What the task asks
State the number of lines below in which the word "that" appears. Nothing else belongs in the answer.

## BEGIN Input material

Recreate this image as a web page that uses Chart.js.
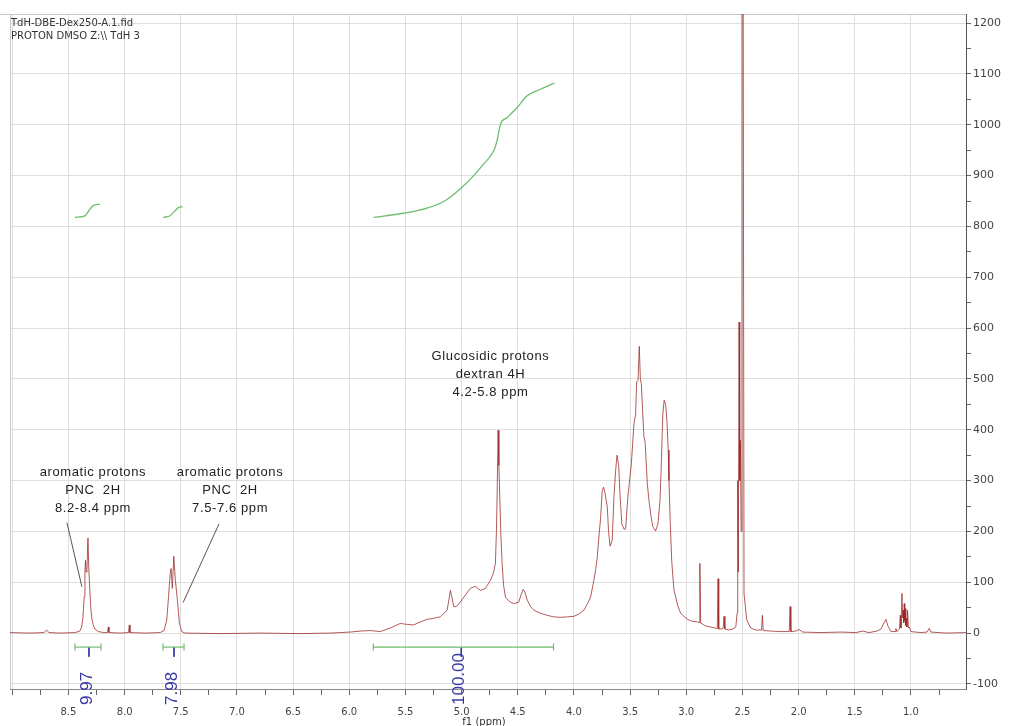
<!DOCTYPE html>
<html>
<head>
<meta charset="utf-8">
<title>TdH-DBE-Dex250 1H NMR</title>
<script src="https://cdn.jsdelivr.net/npm/chart.js@4.4.0/dist/chart.umd.min.js"></script>
<style>
  html, body { margin: 0; padding: 0; background: #fff; }
</style>
</head>
<body>
<canvas id="chart" width="1021" height="726"></canvas>
<script>
// Espectro 1H (ppm / intensidade)
const ppm = [
  9.021, 8.843, 8.718, 8.694, 8.674, 8.576, 8.442, 8.398, 8.382, 8.371, 8.359, 8.353, 8.348, 8.342,
  8.335, 8.326, 8.319, 8.313, 8.302, 8.291, 8.279, 8.264, 8.234, 8.184, 8.152, 8.145, 8.139, 8.041,
  7.965, 7.958, 7.952, 7.818, 7.684, 7.649, 7.625, 7.609, 7.595, 7.586, 7.575, 7.562, 7.548, 7.530,
  7.512, 7.491, 7.462, 7.150, 6.793, 6.437, 6.169, 5.991, 5.902, 5.813, 5.724, 5.634, 5.545, 5.483,
  5.427, 5.367, 5.307, 5.251, 5.189, 5.129, 5.113, 5.100, 5.086, 5.070, 5.046, 5.011, 4.966, 4.922,
  4.877, 4.833, 4.788, 4.743, 4.717, 4.699, 4.690, 4.684, 4.675, 4.668, 4.660, 4.650, 4.639, 4.627,
  4.610, 4.574, 4.536, 4.491, 4.471, 4.452, 4.436, 4.416, 4.386, 4.357, 4.298, 4.238, 4.182, 4.119,
  4.057, 4.001, 3.959, 3.912, 3.879, 3.852, 3.830, 3.807, 3.792, 3.778, 3.763, 3.748, 3.736, 3.723,
  3.703, 3.692, 3.678, 3.659, 3.644, 3.629, 3.616, 3.602, 3.589, 3.574, 3.553, 3.540, 3.520, 3.489,
  3.466, 3.451, 3.442, 3.430, 3.418, 3.409, 3.400, 3.389, 3.377, 3.366, 3.347, 3.332, 3.317, 3.299,
  3.273, 3.252, 3.234, 3.224, 3.209, 3.197, 3.184, 3.172, 3.161, 3.154, 3.143, 3.130, 3.110, 3.094,
  3.077, 3.050, 2.990, 2.943, 2.901, 2.885, 2.879, 2.872, 2.827, 2.782, 2.747, 2.724, 2.717, 2.711,
  2.685, 2.671, 2.664, 2.656, 2.622, 2.586, 2.559, 2.547, 2.542, 2.537, 2.530, 2.524, 2.518, 2.512,
  2.504, 2.495, 2.486, 2.462, 2.426, 2.381, 2.330, 2.322, 2.315, 2.248, 2.159, 2.083, 2.076, 2.069,
  2.025, 1.996, 1.963, 1.802, 1.624, 1.490, 1.430, 1.374, 1.303, 1.267, 1.240, 1.223, 1.205, 1.178,
  1.142, 1.134, 1.125, 1.102, 1.095, 1.089, 1.080, 1.074, 1.069, 1.064, 1.060, 1.055, 1.051, 1.046,
  1.042, 1.036, 1.030, 1.022, 1.015, 1.000, 0.911, 0.857, 0.837, 0.822, 0.688, 0.510
];
const intensity = [
  1, 0, 1, 6, 1, 0, 1, 4, 12, 30, 72, 120, 143, 120,
  125, 187, 130, 100, 52, 28, 16, 8, 3, 1, 1, 12, 1, 0,
  1, 16, 1, 0, 1, 5, 25, 70, 115, 127, 88, 151, 104, 65,
  19, 3, 0, -1, 0, -1, 0, 2, 4, 5, 3, 10, 19, 17,
  16, 22, 27, 29, 32, 45, 65, 84, 70, 52, 52, 61, 75, 88,
  92, 84, 88, 104, 118, 137, 200, 268, 399, 330, 268, 190, 137, 95,
  71, 62, 58, 61, 75, 86, 80, 65, 52, 45, 39, 35, 32, 31,
  32, 33, 37, 45, 58, 71, 95, 124, 150, 189, 225, 281, 287, 275,
  248, 200, 171, 183, 268, 320, 350, 330, 270, 215, 204, 205, 268, 333,
  412, 430, 494, 497, 564, 500, 491, 440, 386, 375, 294, 261, 235, 210,
  201, 215, 261, 320, 430, 458, 450, 418, 360, 300, 220, 143, 85, 71,
  55, 39, 27, 23, 22, 21, 137, 20, 14, 12, 10, 9, 107, 8,
  8, 10, 33, 8, 6, 8, 12, 40, 300, 120, 612, 300, 379, 200,
  1500, 1500, 78, 26, 10, 6, 6, 35, 5, 4, 3, 3, 52, 3,
  4, 7, 2, 1, 2, 1, 4, 1, 4, 8, 20, 27, 14, 3,
  3, 9, 3, 8, 35, 10, 78, 30, 45, 20, 58, 25, 48, 15,
  29, 12, 45, 10, 12, 3, 1, 2, 9, 2, 0, 1
];

// Curvas de integral
const integ1Ppm = [8.442, 8.353, 8.308, 8.279, 8.219];
const integ1Val = [818, 821, 834, 841, 844];
const integ2Ppm = [7.655, 7.595, 7.550, 7.521, 7.482];
const integ2Val = [818, 821, 831, 837, 839];
const integ3Ppm = [5.783, 5.516, 5.307, 5.144, 5.011, 4.892, 4.803, 4.714, 4.684, 4.654, 4.595, 4.505, 4.416, 4.298, 4.173];
const integ3Val = [818, 826, 836, 851, 874, 900, 923, 949, 969, 1001, 1014, 1034, 1057, 1070, 1082];

// Regioes integradas
const intFrom = [8.442, 7.658, 5.786];
const intTo = [8.210, 7.471, 4.182];
const intMid = [8.317, 7.560, 5.003];
const intLabels = ["9.97", "7.98", "100.00"];

const yTicksMajor = 100;
const xTicksMajor = 0.5;

const RED = "rgba(155,35,35,0.75)";
const GREEN = "rgb(110,190,110)";
const BLUE = "rgb(55,55,165)";
const BAR_LEVEL = -27.5;

function toXY(xs, ys) {
  var out = [];
  for (var i = 0; i < xs.length; i++) out.push({ x: xs[i], y: ys[i] });
  return out;
}

function isMultiple(v, step) {
  var r = v / step;
  return Math.abs(r - Math.round(r)) < 1e-6;
}

var datasets = [
  { data: toXY(ppm, intensity), borderColor: RED, borderWidth: 1, pointRadius: 0, showLine: true, tension: 0 },
  { data: toXY(integ1Ppm, integ1Val), borderColor: GREEN, borderWidth: 1.3, pointRadius: 0, showLine: true, cubicInterpolationMode: "monotone" },
  { data: toXY(integ2Ppm, integ2Val), borderColor: GREEN, borderWidth: 1.3, pointRadius: 0, showLine: true, cubicInterpolationMode: "monotone" },
  { data: toXY(integ3Ppm, integ3Val), borderColor: GREEN, borderWidth: 1.3, pointRadius: 0, showLine: true, cubicInterpolationMode: "monotone" }
];

// barras de integracao e marcas azuis
for (var i = 0; i < intFrom.length; i++) {
  datasets.push({
    data: [{ x: intFrom[i], y: BAR_LEVEL }, { x: intTo[i], y: BAR_LEVEL }],
    borderColor: GREEN, borderWidth: 1.2, showLine: true,
    pointStyle: "line", rotation: 90, pointRadius: 3.5,
    pointBorderColor: GREEN, pointBorderWidth: 1.2
  });
  datasets.push({
    data: [{ x: intMid[i], y: BAR_LEVEL }, { x: intMid[i], y: BAR_LEVEL - 19 }],
    borderColor: BLUE, borderWidth: 1, showLine: true, pointRadius: 0
  });
}

// Anotacoes
const notes = [
  { x: 8.282, y: 317, lines: ["aromatic protons", "PNC  2H", "8.2-8.4 ppm"], lead: [8.513, 217, 8.380, 91] },
  { x: 7.061, y: 317, lines: ["aromatic protons", "PNC  2H", "7.5-7.6 ppm"], lead: [7.159, 215, 7.479, 60] },
  { x: 4.743, y: 544, lines: ["Glucosidic protons", "dextran 4H", "4.2-5.8 ppm"], lead: null }
];

const decor = {
  id: "decor",
  beforeDatasetsDraw(chart) {
    var ctx = chart.ctx, a = chart.chartArea;
    ctx.save();
    ctx.strokeStyle = "#c8c8c8";
    ctx.lineWidth = 1;
    ctx.beginPath();
    ctx.moveTo(0, a.top + 0.5);
    ctx.lineTo(a.right, a.top + 0.5);
    ctx.moveTo(a.left + 0.5, a.top);
    ctx.lineTo(a.left + 0.5, a.bottom);
    ctx.stroke();
    ctx.restore();
  },
  afterDraw(chart) {
    var ctx = chart.ctx, a = chart.chartArea;
    var sx = chart.scales.x, sy = chart.scales.y;
    ctx.save();

    // cabecalho
    ctx.fillStyle = "#333";
    ctx.font = "10px 'DejaVu Sans'";
    ctx.textAlign = "left";
    ctx.textBaseline = "middle";
    ctx.fillText("TdH-DBE-Dex250-A.1.fid", a.left + 1, 23);
    ctx.fillText("PROTON DMSO Z:\\\\ TdH 3", a.left + 1, 36);

    // textos das anotacoes
    ctx.font = "13px 'Liberation Sans'";
    ctx.letterSpacing = "0.6px";
    ctx.fillStyle = "#222";
    ctx.textAlign = "center";
    notes.forEach(function (n) {
      var px = sx.getPixelForValue(n.x), py = sy.getPixelForValue(n.y);
      n.lines.forEach(function (t, k) { ctx.fillText(t, px, py + k * 18); });
      if (n.lead) {
        ctx.strokeStyle = "#555";
        ctx.lineWidth = 1;
        ctx.beginPath();
        ctx.moveTo(sx.getPixelForValue(n.lead[0]), sy.getPixelForValue(n.lead[1]));
        ctx.lineTo(sx.getPixelForValue(n.lead[2]), sy.getPixelForValue(n.lead[3]));
        ctx.stroke();
      }
    });
    ctx.letterSpacing = "0px";

    // valores integrados (rodados)
    ctx.fillStyle = BLUE;
    ctx.font = "17px 'Liberation Sans'";
    ctx.textAlign = "left";
    ctx.textBaseline = "middle";
    for (var i = 0; i < intLabels.length; i++) {
      ctx.save();
      ctx.translate(sx.getPixelForValue(intMid[i]) - 2, a.bottom + 16);
      ctx.rotate(-Math.PI / 2);
      ctx.fillText(intLabels[i], 0, 0);
      ctx.restore();
    }

    // titulo do eixo x
    ctx.fillStyle = "#333";
    ctx.font = "10px 'DejaVu Sans'";
    ctx.textAlign = "center";
    ctx.fillText("f1 (ppm)", (a.left + a.right) / 2 - 4, 722);
    ctx.restore();
  }
};

new Chart(document.getElementById("chart"), {
  type: "scatter",
  data: { datasets: datasets },
  plugins: [decor],
  options: {
    responsive: false,
    animation: false,
    layout: { padding: { left: 10, top: 14, right: 0, bottom: 0 } },
    plugins: { legend: { display: false }, tooltip: { enabled: false } },
    scales: {
      x: {
        type: "linear",
        reverse: true,
        min: 0.51,
        max: 9.02,
        afterFit: function (s) { s.height = 37; },
        border: { display: true, color: "#888" },
        grid: {
          color: function (c) { return c.tick && isMultiple(c.tick.value, xTicksMajor) ? "#dedede" : "rgba(0,0,0,0)"; },
          tickColor: "#666",
          tickLength: 6
        },
        ticks: {
          stepSize: 0.25,
          includeBounds: false,
          autoSkip: false,
          maxRotation: 0,
          padding: 11,
          color: "#444",
          font: { family: "DejaVu Sans", size: 10 },
          callback: function (v) { return isMultiple(v, xTicksMajor) && v < 8.8 ? v.toFixed(1) : ""; }
        }
      },
      y: {
        type: "linear",
        position: "right",
        min: -110,
        max: 1218,
        afterFit: function (s) { s.width = 55; },
        border: { display: true, color: "#555" },
        grid: {
          color: function (c) { return c.tick && isMultiple(c.tick.value, yTicksMajor) ? "#dedede" : "rgba(0,0,0,0)"; },
          tickColor: "#666",
          tickLength: 5
        },
        ticks: {
          stepSize: 50,
          includeBounds: false,
          autoSkip: false,
          padding: 2,
          color: "#444",
          font: { family: "DejaVu Sans", size: 11 },
          callback: function (v) { return isMultiple(v, yTicksMajor) ? String(v) : ""; }
        }
      }
    }
  }
});
</script>
</body>
</html>
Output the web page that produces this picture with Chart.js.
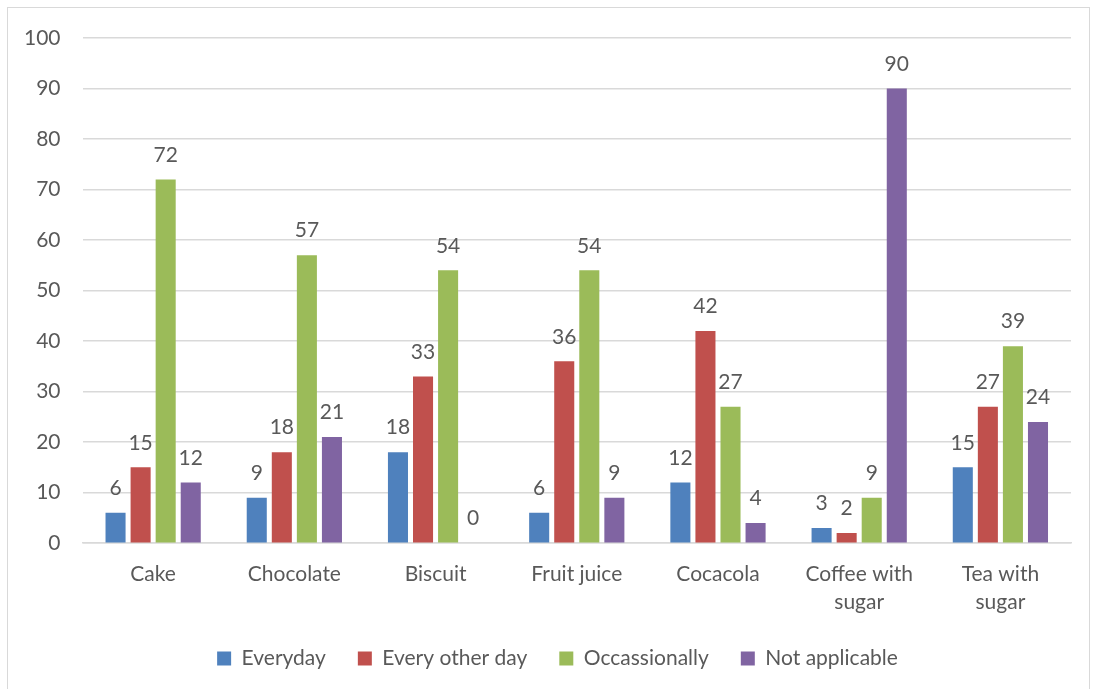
<!DOCTYPE html>
<html lang="en">
  <head>
    <meta charset="UTF-8" />
    <title>Sugar consumption frequency</title>
    <script src="https://cdn.jsdelivr.net/npm/chart.js@4"></script>
    <style>
      body { margin: 0; background: #fff; overflow: hidden; }
      #frame {
        position: absolute; left: 7px; top: 7px;
        width: 1083px; height: 690px;
        border: 1px solid #d9d9d9; box-sizing: border-box;
      }
      #wrap { position: absolute; left: 0; top: 0; width: 1093px; height: 689px; }
    </style>
  </head>
  <body>
    <div id="frame"></div>
    <div id="wrap"><canvas id="myChart"></canvas></div>

    <script>
      const categories = ['Cake', 'Chocolate', 'Biscuit', 'Fruit juice', 'Cocacola', ['Coffee with', 'sugar'], ['Tea with', 'sugar']]
      const everyday = [6, 9, 18, 6, 12, 3, 15]
      const everyOtherDay = [15, 18, 33, 36, 42, 2, 27]
      const occasionally = [72, 57, 54, 54, 27, 9, 39]
      const notApplicable = [12, 21, 0, 9, 4, 90, 24]

      const textColor = '#595959'
      const font = 'Lato, "Open Sans", sans-serif'

      // labels over each bar
      const valueLabels = {
        id: 'valueLabels',
        afterDatasetsDraw(chart) {
          const ctx = chart.ctx
          ctx.save()
          ctx.fillStyle = textColor
          ctx.font = '21px ' + font
          ctx.textAlign = 'center'
          ctx.textBaseline = 'bottom'
          chart.data.datasets.forEach((ds, i) => {
            chart.getDatasetMeta(i).data.forEach((bar, j) => {
              ctx.fillText(ds.data[j], bar.x, bar.y - 14)
            })
          })
          ctx.restore()
        }
      }

      // legend sits a little right of centre in the original
      const legendNudge = {
        id: 'legendNudge',
        afterLayout(chart) {
          chart.legend.left += 21
          chart.legend.right += 21
        }
      }

      const ctx = document.getElementById('myChart').getContext('2d')
      const myChart = new Chart(ctx, {
        type: 'bar',
        data: {
          labels: categories,
          datasets: [
            { label: 'Everyday', data: everyday, backgroundColor: '#4F81BD' },
            { label: 'Every other day', data: everyOtherDay, backgroundColor: '#C0504D' },
            { label: 'Occassionally', data: occasionally, backgroundColor: '#9BBB59' },
            { label: 'Not applicable', data: notApplicable, backgroundColor: '#8064A2' }
          ]
        },
        options: {
          responsive: true,
          maintainAspectRatio: false,
          animation: false,
          layout: { padding: { left: 2, right: 22, top: 38, bottom: 10 } },
          datasets: { bar: { categoryPercentage: 0.71, barPercentage: 0.8 } },
          scales: {
            x: {
              grid: { display: false, drawTicks: false },
              border: { color: '#d9d9d9', width: 1.5 },
              ticks: { color: textColor, font: { family: font, size: 21, lineHeight: 1.33 }, padding: 17 },
              // drop the spare padding under the labels so the plot reaches down further
              afterFit(scale) { scale.height -= 17 }
            },
            y: {
              min: 0,
              max: 100,
              ticks: { stepSize: 10, color: textColor, font: { family: font, size: 21 }, padding: 22 },
              grid: { color: '#d9d9d9', lineWidth: 1.5, drawTicks: false },
              border: { display: false }
            }
          },
          plugins: {
            legend: {
              position: 'bottom',
              labels: {
                color: textColor,
                font: { family: font, size: 21 },
                boxWidth: 14,
                boxHeight: 14,
                padding: 32
              }
            },
            tooltip: { enabled: false }
          }
        },
        plugins: [valueLabels, legendNudge]
      })
    </script>
  </body>
</html>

## END Input material

Answer to the exercise
2